Airlines
Leading airline figures are calling for lifetime bans for disruptive passengers iStock

"Air rage" incidents on UK airlines have quadrupled over a three-year period, according to Civil Aviation Authority data.

The figures show 386 dangerous incidents were logged in 2015, compared to just 85 in 2013.

The head of a leading budget operator has now called for people who cause trouble on flights to be banned from flying.

It is an arrestable offence to be drunk on a plan or to defy a captain's instructions, however, according to CAA examples, revealed by the BBC, many passengers flagrantly disobeyed the law.

Some examples include disruptive passengers fighting each other and one passenger who had to be restrained during the flight after "progressively disruptive behaviour" before attempting to open the plane door.

One passenger had to be restrained by four policemen due to his "uncontrollable and verbally abusive" behaviour.

In July, aviation minister Lord Ahmad announced he would look into the way in which alcohol was sold in airports. However, he has not yet released his findings.

However, following an emergency diversion when a passenger became abusive earlier this year, budget airline Jet 2 introduced as ban on in-flight alcohol sales before 8am.

Jet 2 managing director Phil Ward admitted however that the problem was often more complex often involving a British binge-drinking culture.

He said: "You can see it every day where people are drinking pints at six in the morning.

"I'm not trying to spoil people's holidays at all, but it's not normal to drink a pint at six in the morning and that then manifests itself on board the plane where the alcohol takes a greater effect."

Ward's Jet 2 has already banned 22 offenders for life this year alone and now he's supporting a push for a centralised database to allow for bans to span the industry.

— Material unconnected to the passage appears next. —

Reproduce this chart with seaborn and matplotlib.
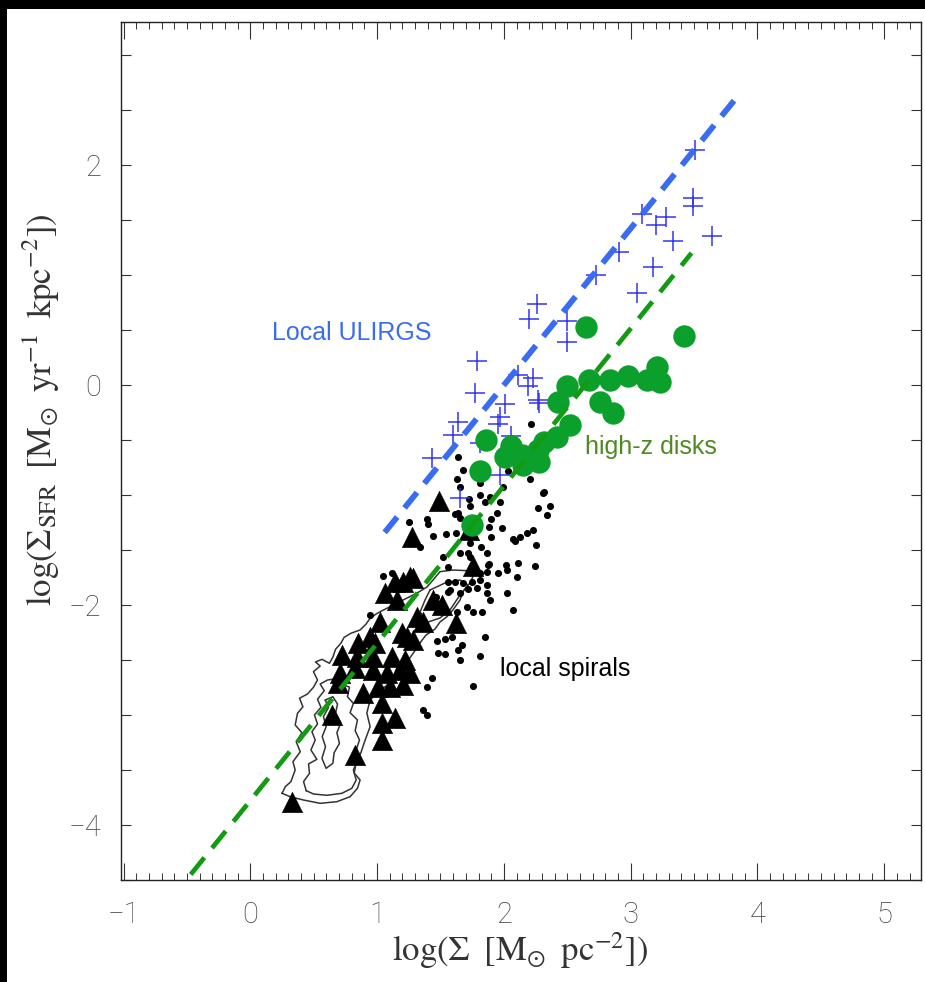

He said: "I think it would act as a very strong deterrent – and, in fact, there is some work with all the airlines together going on to bring that to the table, to see if that can be correctly arranged between us all."

"It's not going to happen overnight but it's something we've all agreed is a good practical solution, we just need to work out how to do it between us consistently, so that it's managed correctly."

More than 250 million passengers pass through UK airports every year, with close to two million flights, and the number of disruptive passengers remains fractional.